New Research Identifies The Deadliest Animal In The United States

The deadliest animal attacks in the United States are most likely to come from brown bears, sharks, and snakes.

By Robert Scucci | Published

Elizabeth Banks Cocaine Bear

Animal attacks come in many different shapes and sizes, and Outforia has created a ranked list to tell us about which animals have proven to boast the deadliest encounters in the United States. Though we’re typically used to ranking movies and TV shows here at Giant Freakin Robot, the folks at Outforia expressed interest in ranking how many people have been killed by animal attacks over the last 50 years, and we wanted to report their findings because knowledge is power. With bears leading the charge in fatal animal attacks across a variety of different breeds, we also need to consider sharks, snakes, and alligators on the short-list of animals to avoid in your travels if you want to continue living.

If you consider the data that has been collected from 1970 through the present day, it’s quite apparent that the brown bear takes no prisoners. If you’re up on your South Park lore, then you already know that a brown bear shares one-third of the DNA of the ever-elusive and extremely deadly ManBearPig, which is half man, half bear, and half pig. But since we’re not talking about fictional animal attacks, it’s worth noting that a face-to-face encounter with a regular brown bear will often have fatal results due to their imposing size and territorial aggression.

Brown bears have claimed 70 victims since 1970 and have secured first place on the list of deadly wild animal attacks by a wide margin.

Sharks and snakes share second place on the list of deadly animal attacks with 57 confirmed kills but for different reasons. Ironically enough, you probably have a better chance of escaping from a shark attack than you do a sneaky snake attack. With a shark attack comes an adrenaline rush, and you could use this to your advantage by punching the shark in the eyes, nose, or gills.

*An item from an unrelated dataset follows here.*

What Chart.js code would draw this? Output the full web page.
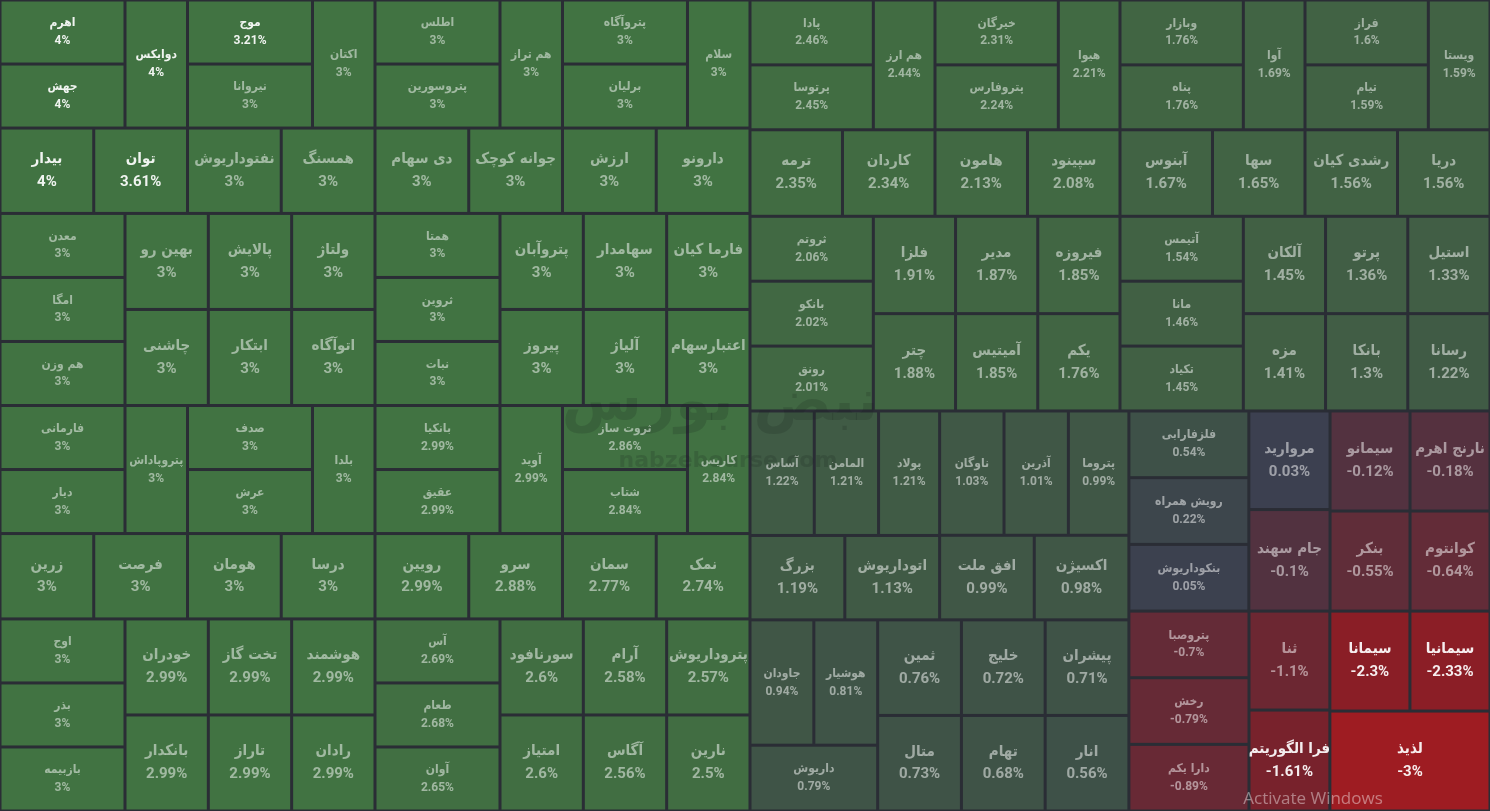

In other words, if you encounter a shark, you can escape by keeping your composure, defending yourself however you can, and calmly swimming to safety (even if you’re bitten!). Snake attacks, on the other hand, are an entirely different type of animal attack, using venom, which could incapacitate you by impairing your vision, causing nausea and vomiting, and numbness in your limbs. Surviving a snake attack is contingent on having easy access to medical help and being able to safely remove yourself from the situation so you don’t get bitten more than once.

Black bears come in third place with 54 kills over the same period of time, and pose a threat similar to brown bears. But considering their smaller stature, you have more options to escape from the former without incident. With a black bear, escaping a fatal encounter could be as simple as standing tall, raising your arms, and putting up an intimidating front to ward the animal off before it attacks you.

The above-mentioned intimidation tactic also works with wolves, an animal that ranks last on the attack list with only two confirmed kills.


It’s absolutely critical that you do not confuse a brown bear with a black bear because if you try these intimidation tactics on a much larger animal like a brown bear, it will go into attack mode, and you will not fare well. The best practice when dealing with any bear is to have a trusty can of bear spray within reach just in case they don’t find your roar to be convincing. Luckily, if you encounter a cougar (16 confirmed kills), you can intimidate them the same way you would a black bear, and you’ll have pretty good odds of making an escape.

Alligators, on the other hand, rank comparatively lower than the heavy hitters when it comes to overall animal attacks, ranking in fourth place with 33 confirmed kills. Fortunately, instances of alligator attacks are relatively low when compared to other animals on the list due to their geographical location. Just stay away from the marshy territory, and you can go your whole life without encountering one of these monsters.

If you do find yourself at the mercy of an alligator, however, it’s in your best interest to put up a fight because humans are not their natural prey, and they’re prone to losing interest if the juice isn’t worth the squeeze and there’s another animal they could attack more easily.

To prevent any form of animal attack, it’s best to do your research ahead of time if you are one to travel. It’s one thing to know what kind of animals are capable of attacking you, but getting caught by surprise when you’re out in the wild won’t do you any favors.